The following image was attached:
I’m not the first to note or decry the casualisation of dress and appearance — and I have been guilty of it myself. Feeling free to walk to the post office in stained track-pants and greasy hair thrown up in a scrunchie last-minute no doubt has its benefits. Feeling free to use dress as an outlet for experimentation and transgression also has its place. But the substrate of social expectation and perception which now supports this as a norm rather than an exception has more dire implications than arousing the distaste of those queuing alongside you to send off their parcels. Below are my rough thoughts on the causes, and consequences, of this demise of decorum.
Relativism & Loss of the Centre
I’ll start with perhaps the most obvious and least enlightening reason: in a culture largely unmoored from any fixed standards of goodness, truth and beauty — one that raises children to believe that beauty is always and invariably “in the eye of the beholder” (however positive such a belief can be) — it is rather difficult to make the case that some standards of public decorum are better than others. Like high-school students flouting the dress code, we resist any pressure that might be stronger or more enduring than an Instagram trend to conform to standards of propriety, especially when they are perceived to come from “above”. In reality, basic codes of propriety develop tacitly over time, in the general interests of the community, and are only sometimes and secondarily “imposed” in explicit or extreme terms by authorities.
Those who dare to suggest that some standards of value are beyond the particularities of culture and the whims of individuals, risk being branded “fascistic”. All-too-aware of the real historical consequences of fascism, while often entirely inconsiderate of the appropriate contexts for its modern comparative use and allusion, we fearmonger each other into believing that ideas of “goodness” cannot be firm and objective without being oppressive.
Nonetheless, it is obvious to me that there are some timeless principles for good public etiquette cross-culturally, while certain principles might be emphasised more or less in certain cultures. These are: modesty, cleanliness, aesthetic harmony, a context-attenuated discreetness in voice, action and manner, a certain selflessness in dealings with others, as well as self-control and reserve in the interests of public order. (These apply, I think, to human communities whose scale transcends the tribe; from village to city, where individuals will have public interface with other individuals to whom they would not expose the privacy of their domestic lives.)

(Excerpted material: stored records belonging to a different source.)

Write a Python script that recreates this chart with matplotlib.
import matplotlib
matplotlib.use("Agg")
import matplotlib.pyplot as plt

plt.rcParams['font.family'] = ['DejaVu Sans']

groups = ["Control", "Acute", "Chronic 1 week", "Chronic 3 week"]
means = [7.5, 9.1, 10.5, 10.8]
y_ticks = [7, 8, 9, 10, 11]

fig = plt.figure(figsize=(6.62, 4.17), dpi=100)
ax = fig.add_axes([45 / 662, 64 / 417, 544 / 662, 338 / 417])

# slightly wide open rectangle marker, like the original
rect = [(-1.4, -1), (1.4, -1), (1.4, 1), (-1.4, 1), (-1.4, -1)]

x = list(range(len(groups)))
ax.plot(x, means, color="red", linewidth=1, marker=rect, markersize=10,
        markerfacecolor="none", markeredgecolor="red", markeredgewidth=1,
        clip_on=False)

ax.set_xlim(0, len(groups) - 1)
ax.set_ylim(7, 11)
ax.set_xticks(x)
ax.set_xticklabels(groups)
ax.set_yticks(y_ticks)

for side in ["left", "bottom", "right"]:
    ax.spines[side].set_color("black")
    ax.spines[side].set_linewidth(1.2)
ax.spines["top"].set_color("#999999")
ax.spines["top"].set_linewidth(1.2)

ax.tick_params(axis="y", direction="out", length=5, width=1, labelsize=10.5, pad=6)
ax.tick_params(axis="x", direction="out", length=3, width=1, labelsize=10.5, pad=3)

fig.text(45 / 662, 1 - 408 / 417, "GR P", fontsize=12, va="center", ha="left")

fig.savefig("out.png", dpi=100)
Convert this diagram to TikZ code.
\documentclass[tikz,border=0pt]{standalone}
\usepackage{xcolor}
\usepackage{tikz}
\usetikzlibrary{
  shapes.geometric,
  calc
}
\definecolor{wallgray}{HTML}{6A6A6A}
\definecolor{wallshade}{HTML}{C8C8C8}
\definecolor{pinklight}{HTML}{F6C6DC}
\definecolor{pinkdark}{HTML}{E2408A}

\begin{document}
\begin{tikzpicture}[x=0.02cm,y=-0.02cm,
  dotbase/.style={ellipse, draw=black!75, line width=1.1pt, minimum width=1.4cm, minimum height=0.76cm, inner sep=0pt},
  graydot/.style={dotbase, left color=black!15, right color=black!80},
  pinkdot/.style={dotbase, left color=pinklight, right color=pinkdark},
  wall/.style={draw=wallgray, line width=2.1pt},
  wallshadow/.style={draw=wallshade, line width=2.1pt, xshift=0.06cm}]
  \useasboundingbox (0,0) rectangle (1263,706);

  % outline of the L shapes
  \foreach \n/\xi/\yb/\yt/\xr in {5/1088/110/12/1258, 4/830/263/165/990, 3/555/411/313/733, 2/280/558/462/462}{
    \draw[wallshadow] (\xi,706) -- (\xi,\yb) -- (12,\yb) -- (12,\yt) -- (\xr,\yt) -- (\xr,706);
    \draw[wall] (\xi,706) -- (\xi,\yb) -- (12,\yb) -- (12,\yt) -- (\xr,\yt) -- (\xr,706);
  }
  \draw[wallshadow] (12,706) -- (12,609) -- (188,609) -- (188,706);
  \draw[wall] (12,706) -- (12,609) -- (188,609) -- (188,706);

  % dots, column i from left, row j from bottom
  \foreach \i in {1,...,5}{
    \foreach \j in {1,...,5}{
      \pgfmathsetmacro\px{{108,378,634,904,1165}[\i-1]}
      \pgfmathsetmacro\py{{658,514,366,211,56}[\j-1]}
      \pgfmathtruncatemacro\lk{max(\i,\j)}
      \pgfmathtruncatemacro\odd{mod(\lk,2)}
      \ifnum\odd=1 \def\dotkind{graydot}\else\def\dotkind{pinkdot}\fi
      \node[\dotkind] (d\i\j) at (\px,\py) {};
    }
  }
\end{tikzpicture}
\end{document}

All of these principles have in common a refined consideration of the boundaries between self and other — not complete estrangement from the other, nor total divulgence of self, but a balance between concealment and exposure. A kind of moderate self “veiling” in dress and mannerism can actually facilitate deeper connection in the long-term, sabotaged in both instances if we are either too prompt to reveal our full selves, or otherwise too apathetic or withdrawn from sight.
Postmodern society has lost this balance between self and other. It is instead strung out between the extremes of mask-wearing social distancing and naked body-positive protesting. We are over-exposed but under-connected. And despite suffocating in a straight-jacket of political correctness, we are actually not very polite and proper anymore. We have lost mastery of the middle, the mean, the moderate — perhaps because we are obsessed with dislodging the majority for the minority; obsessed with denying the average but emphasising the anomly; obsessed with bringing the margin to the centre.
A recent example from Substack was a post by
that advocated eschewing the greeting “How are you?” in the supposed interests of greater “authenticity”. Here’s an excerpt:“How are you?” is the most weaponized phrase in the English language
It’s a Trojan horse of politeness, forcing you into a dull, predictable lie: “Fine.”
So go nuclear. Don’t just answer. Detonate.
…
Why? Because breaking the script shatters the illusion that “fine” was ever an answer.
People won’t step back. They’ll lean in. Desperate to escape their own loop of lifeless exchanges.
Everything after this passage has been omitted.